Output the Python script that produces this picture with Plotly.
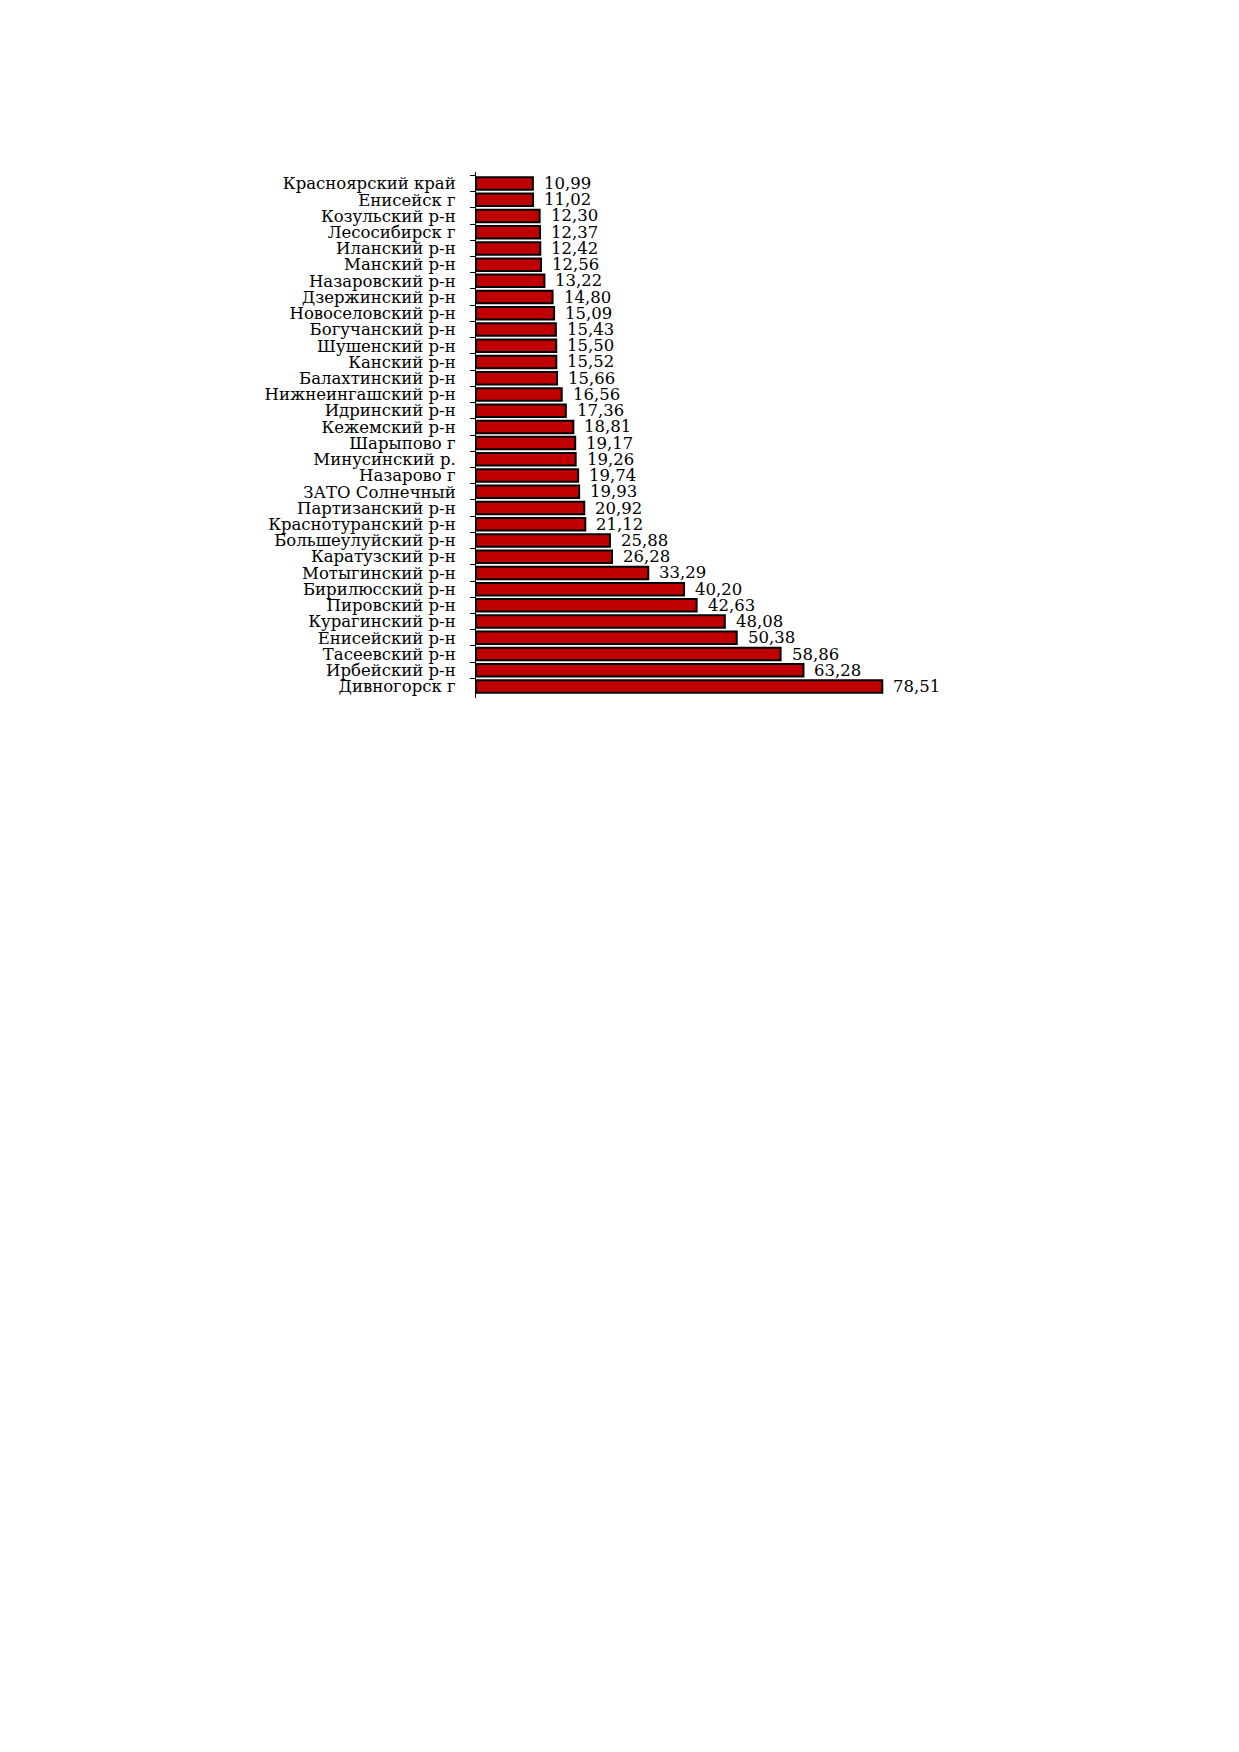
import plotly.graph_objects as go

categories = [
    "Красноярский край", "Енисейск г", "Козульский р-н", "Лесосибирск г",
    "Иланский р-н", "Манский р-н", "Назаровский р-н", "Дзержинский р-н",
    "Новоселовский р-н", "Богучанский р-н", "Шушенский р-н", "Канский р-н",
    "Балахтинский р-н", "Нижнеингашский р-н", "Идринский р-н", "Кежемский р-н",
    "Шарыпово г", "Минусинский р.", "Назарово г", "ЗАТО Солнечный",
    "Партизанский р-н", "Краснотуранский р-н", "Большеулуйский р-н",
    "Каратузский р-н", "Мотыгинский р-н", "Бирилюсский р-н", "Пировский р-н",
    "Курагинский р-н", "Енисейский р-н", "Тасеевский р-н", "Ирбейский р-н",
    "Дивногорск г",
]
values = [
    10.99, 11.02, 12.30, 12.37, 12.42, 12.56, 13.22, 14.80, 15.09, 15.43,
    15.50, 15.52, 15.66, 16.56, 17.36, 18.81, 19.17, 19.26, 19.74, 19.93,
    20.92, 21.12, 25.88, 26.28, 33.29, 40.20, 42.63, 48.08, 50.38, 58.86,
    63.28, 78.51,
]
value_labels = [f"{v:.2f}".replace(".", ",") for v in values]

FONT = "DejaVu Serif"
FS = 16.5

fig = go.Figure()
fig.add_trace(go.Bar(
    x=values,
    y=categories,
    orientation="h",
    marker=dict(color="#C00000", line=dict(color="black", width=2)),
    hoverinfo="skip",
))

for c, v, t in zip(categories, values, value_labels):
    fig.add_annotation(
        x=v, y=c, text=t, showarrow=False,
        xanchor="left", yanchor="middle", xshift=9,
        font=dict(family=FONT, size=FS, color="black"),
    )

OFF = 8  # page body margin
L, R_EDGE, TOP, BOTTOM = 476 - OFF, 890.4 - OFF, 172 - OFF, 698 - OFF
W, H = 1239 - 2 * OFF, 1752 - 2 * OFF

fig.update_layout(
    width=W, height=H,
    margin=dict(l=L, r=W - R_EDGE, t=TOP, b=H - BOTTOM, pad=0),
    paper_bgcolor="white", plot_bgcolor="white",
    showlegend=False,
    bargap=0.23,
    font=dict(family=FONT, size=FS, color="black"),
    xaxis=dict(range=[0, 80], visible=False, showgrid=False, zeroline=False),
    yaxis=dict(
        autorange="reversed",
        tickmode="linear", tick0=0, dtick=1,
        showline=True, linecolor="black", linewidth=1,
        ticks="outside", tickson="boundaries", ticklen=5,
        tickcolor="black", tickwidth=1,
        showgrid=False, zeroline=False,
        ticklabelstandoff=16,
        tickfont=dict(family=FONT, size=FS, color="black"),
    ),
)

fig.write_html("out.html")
==*==
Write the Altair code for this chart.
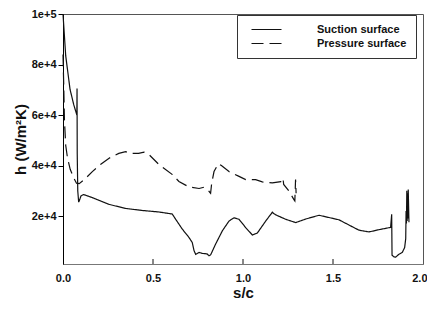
==*==
-- Work to be completed --
Copy exactly the part of the material above that opens with the line containing "Output the Python" and closes with the line containing "import plotly.graph_objects as go", ends included. Drop the images.

-- Answer to the task --
Output the Python script that produces this picture with Plotly.
import plotly.graph_objects as go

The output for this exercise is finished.